Girish Gupta, a former journalist and the founder of Data Drum, a website that collects and crunches economic data from Venezuela and other countries, says the government’s own figures provide clues to the crisis.
While the administration can’t afford to print or import physical bills, it’s creating electronic money at rates seen nowhere else in the world, he said.
In the last year alone, Venezuela’s monetary base — a combination of all the physical and electronic money in circulation — has increased 6,222 percent, according to Central Bank figures. And over the last three years it has increased a staggering 50,000 percent. By comparison, the United States’ M2 money supply (a broad measure of money in circulation) increased 3.7 percent in the last year.
In that sense, Venezuelan authorities don’t need “economic warfare” or other boogeymen to explain the economic pain.
“They are printing so much money, in a metaphorical sense, that of course we’re going to have hyperinflation,” Gupta said. “No other country in the world is printing money like that.”
Just a few yards from where the artisans were busy working last week, several hundred Venezuelans had started lining up at 3 a.m. to receive transfers at a Western Union. Capino Porra, a merchant and retired Venezuelan military official, said that each month he travels three hours and then waits all day in line to receive the equivalent of $400 dollars from relatives in Europe.
At the equivalent of Western Union across the border in Venezuela, that money would be paid at the official rate of 80,000 bolivares to the dollar.

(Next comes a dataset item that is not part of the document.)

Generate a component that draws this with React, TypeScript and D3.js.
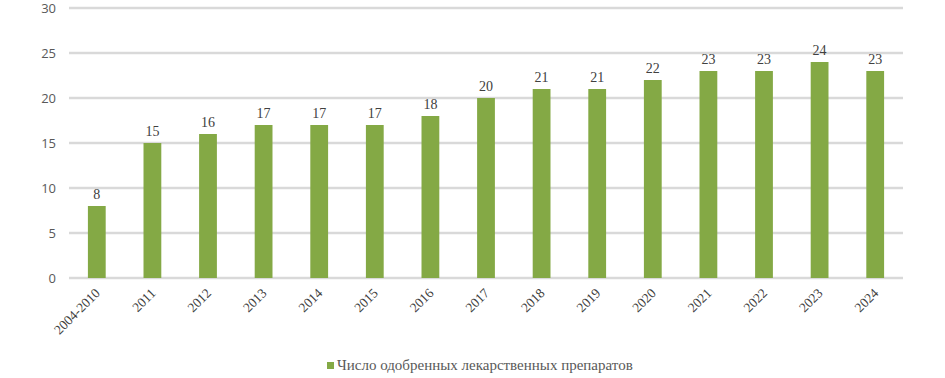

That means Porra saves the equivalent of $347 dollars in the exchange-rate differential just by stepping into Colombia.
As he opened up his wallet, Porra handed out 50 and 20 bolivar bills as gifts to people around him.
Holding up a 100 bolivar note, he said, “It would make more sense to rip this up and turn it into confetti than to try to use it to buy confetti, which would be more expensive.”
Rivera, the artisan, said he’s been doing good business with his currency crisis handbags and sculptures. And he’s developed a killer sales pitch. If the bolivar should ever magically regain its value, he said, “You can take apart the purse and spend it.”